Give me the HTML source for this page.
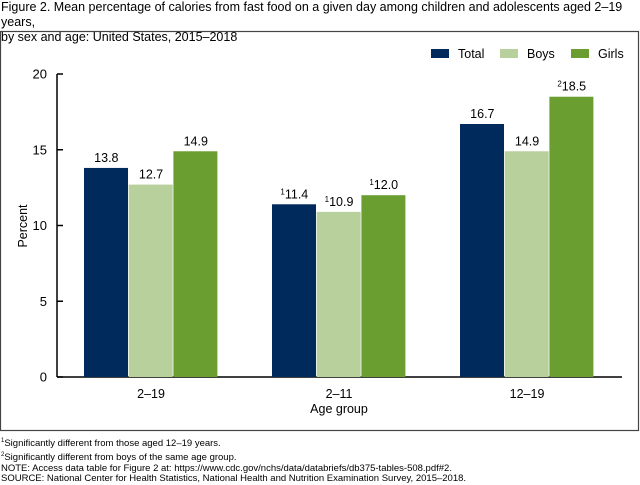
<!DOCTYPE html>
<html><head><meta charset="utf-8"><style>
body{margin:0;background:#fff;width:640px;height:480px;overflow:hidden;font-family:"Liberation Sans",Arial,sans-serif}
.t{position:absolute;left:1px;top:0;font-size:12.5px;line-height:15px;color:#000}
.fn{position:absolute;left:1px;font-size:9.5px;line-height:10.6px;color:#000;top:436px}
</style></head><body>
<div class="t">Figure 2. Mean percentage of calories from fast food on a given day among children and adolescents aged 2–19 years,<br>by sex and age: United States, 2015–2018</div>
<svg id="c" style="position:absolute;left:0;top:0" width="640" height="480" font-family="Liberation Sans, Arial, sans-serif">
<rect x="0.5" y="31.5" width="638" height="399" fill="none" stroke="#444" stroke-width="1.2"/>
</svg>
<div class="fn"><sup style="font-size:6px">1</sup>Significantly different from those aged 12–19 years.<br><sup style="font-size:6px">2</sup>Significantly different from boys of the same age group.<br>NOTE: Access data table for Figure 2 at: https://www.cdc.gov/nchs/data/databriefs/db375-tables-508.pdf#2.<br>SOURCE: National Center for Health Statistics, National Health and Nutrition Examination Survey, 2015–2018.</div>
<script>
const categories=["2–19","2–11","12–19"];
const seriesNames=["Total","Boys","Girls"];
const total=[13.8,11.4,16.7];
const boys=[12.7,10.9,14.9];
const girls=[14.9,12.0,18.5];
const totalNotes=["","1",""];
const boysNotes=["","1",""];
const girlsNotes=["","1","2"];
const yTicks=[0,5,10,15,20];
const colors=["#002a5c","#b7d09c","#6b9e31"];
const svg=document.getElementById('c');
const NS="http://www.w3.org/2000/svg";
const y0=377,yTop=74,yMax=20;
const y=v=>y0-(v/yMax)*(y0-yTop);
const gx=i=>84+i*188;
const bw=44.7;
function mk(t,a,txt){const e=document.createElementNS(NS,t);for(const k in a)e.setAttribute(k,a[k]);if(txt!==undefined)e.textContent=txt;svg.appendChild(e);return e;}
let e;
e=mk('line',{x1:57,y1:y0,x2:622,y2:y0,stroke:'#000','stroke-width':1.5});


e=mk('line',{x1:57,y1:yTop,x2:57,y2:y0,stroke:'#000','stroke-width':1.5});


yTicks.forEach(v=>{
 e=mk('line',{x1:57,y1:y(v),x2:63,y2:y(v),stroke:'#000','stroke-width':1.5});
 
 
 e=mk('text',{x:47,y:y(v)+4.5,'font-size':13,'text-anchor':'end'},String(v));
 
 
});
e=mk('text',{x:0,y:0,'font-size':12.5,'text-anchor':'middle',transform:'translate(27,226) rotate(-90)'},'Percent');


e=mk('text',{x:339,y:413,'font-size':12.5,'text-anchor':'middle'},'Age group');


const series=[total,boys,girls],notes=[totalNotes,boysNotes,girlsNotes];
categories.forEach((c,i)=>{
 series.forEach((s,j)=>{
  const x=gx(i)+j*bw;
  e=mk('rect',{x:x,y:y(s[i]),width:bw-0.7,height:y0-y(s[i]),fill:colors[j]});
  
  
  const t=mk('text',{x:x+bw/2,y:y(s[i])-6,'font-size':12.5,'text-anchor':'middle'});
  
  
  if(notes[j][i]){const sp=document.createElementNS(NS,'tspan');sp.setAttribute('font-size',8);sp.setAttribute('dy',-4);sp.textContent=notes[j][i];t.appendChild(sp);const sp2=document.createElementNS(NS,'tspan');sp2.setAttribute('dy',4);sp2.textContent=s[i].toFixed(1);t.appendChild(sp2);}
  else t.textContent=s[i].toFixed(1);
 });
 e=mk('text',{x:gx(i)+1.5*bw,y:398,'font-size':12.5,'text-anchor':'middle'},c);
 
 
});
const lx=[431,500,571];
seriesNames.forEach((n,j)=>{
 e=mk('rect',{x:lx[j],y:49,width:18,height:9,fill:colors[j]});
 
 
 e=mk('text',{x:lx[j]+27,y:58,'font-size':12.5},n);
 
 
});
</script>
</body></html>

__Task prompt__:
Images should not appear in the copy; retype the listing above exactly.

__Output for this exercise__:
Give me the HTML source for this page.
<!DOCTYPE html>
<html><head><meta charset="utf-8"><style>
body{margin:0;background:#fff;width:640px;height:480px;overflow:hidden;font-family:"Liberation Sans",Arial,sans-serif}
.t{position:absolute;left:1px;top:0;font-size:12.5px;line-height:15px;color:#000}
.fn{position:absolute;left:1px;font-size:9.5px;line-height:10.6px;color:#000;top:436px}
</style></head><body>
<div class="t">Figure 2. Mean percentage of calories from fast food on a given day among children and adolescents aged 2–19 years,<br>by sex and age: United States, 2015–2018</div>
<svg id="c" style="position:absolute;left:0;top:0" width="640" height="480" font-family="Liberation Sans, Arial, sans-serif">
<rect x="0.5" y="31.5" width="638" height="399" fill="none" stroke="#444" stroke-width="1.2"/>
</svg>
<div class="fn"><sup style="font-size:6px">1</sup>Significantly different from those aged 12–19 years.<br><sup style="font-size:6px">2</sup>Significantly different from boys of the same age group.<br>NOTE: Access data table for Figure 2 at: https://www.cdc.gov/nchs/data/databriefs/db375-tables-508.pdf#2.<br>SOURCE: National Center for Health Statistics, National Health and Nutrition Examination Survey, 2015–2018.</div>
<script>
const categories=["2–19","2–11","12–19"];
const seriesNames=["Total","Boys","Girls"];
const total=[13.8,11.4,16.7];
const boys=[12.7,10.9,14.9];
const girls=[14.9,12.0,18.5];
const totalNotes=["","1",""];
const boysNotes=["","1",""];
const girlsNotes=["","1","2"];
const yTicks=[0,5,10,15,20];
const colors=["#002a5c","#b7d09c","#6b9e31"];
const svg=document.getElementById('c');
const NS="http://www.w3.org/2000/svg";
const y0=377,yTop=74,yMax=20;
const y=v=>y0-(v/yMax)*(y0-yTop);
const gx=i=>84+i*188;
const bw=44.7;
function mk(t,a,txt){const e=document.createElementNS(NS,t);for(const k in a)e.setAttribute(k,a[k]);if(txt!==undefined)e.textContent=txt;svg.appendChild(e);return e;}
let e;
e=mk('line',{x1:57,y1:y0,x2:622,y2:y0,stroke:'#000','stroke-width':1.5});


e=mk('line',{x1:57,y1:yTop,x2:57,y2:y0,stroke:'#000','stroke-width':1.5});


yTicks.forEach(v=>{
 e=mk('line',{x1:57,y1:y(v),x2:63,y2:y(v),stroke:'#000','stroke-width':1.5});
 
 
 e=mk('text',{x:47,y:y(v)+4.5,'font-size':13,'text-anchor':'end'},String(v));
 
 
});
e=mk('text',{x:0,y:0,'font-size':12.5,'text-anchor':'middle',transform:'translate(27,226) rotate(-90)'},'Percent');


e=mk('text',{x:339,y:413,'font-size':12.5,'text-anchor':'middle'},'Age group');


const series=[total,boys,girls],notes=[totalNotes,boysNotes,girlsNotes];
categories.forEach((c,i)=>{
 series.forEach((s,j)=>{
  const x=gx(i)+j*bw;
  e=mk('rect',{x:x,y:y(s[i]),width:bw-0.7,height:y0-y(s[i]),fill:colors[j]});
  
  
  const t=mk('text',{x:x+bw/2,y:y(s[i])-6,'font-size':12.5,'text-anchor':'middle'});
  
  
  if(notes[j][i]){const sp=document.createElementNS(NS,'tspan');sp.setAttribute('font-size',8);sp.setAttribute('dy',-4);sp.textContent=notes[j][i];t.appendChild(sp);const sp2=document.createElementNS(NS,'tspan');sp2.setAttribute('dy',4);sp2.textContent=s[i].toFixed(1);t.appendChild(sp2);}
  else t.textContent=s[i].toFixed(1);
 });
 e=mk('text',{x:gx(i)+1.5*bw,y:398,'font-size':12.5,'text-anchor':'middle'},c);
 
 
});
const lx=[431,500,571];
seriesNames.forEach((n,j)=>{
 e=mk('rect',{x:lx[j],y:49,width:18,height:9,fill:colors[j]});
 
 
 e=mk('text',{x:lx[j]+27,y:58,'font-size':12.5},n);
 
 
});
</script>
</body></html>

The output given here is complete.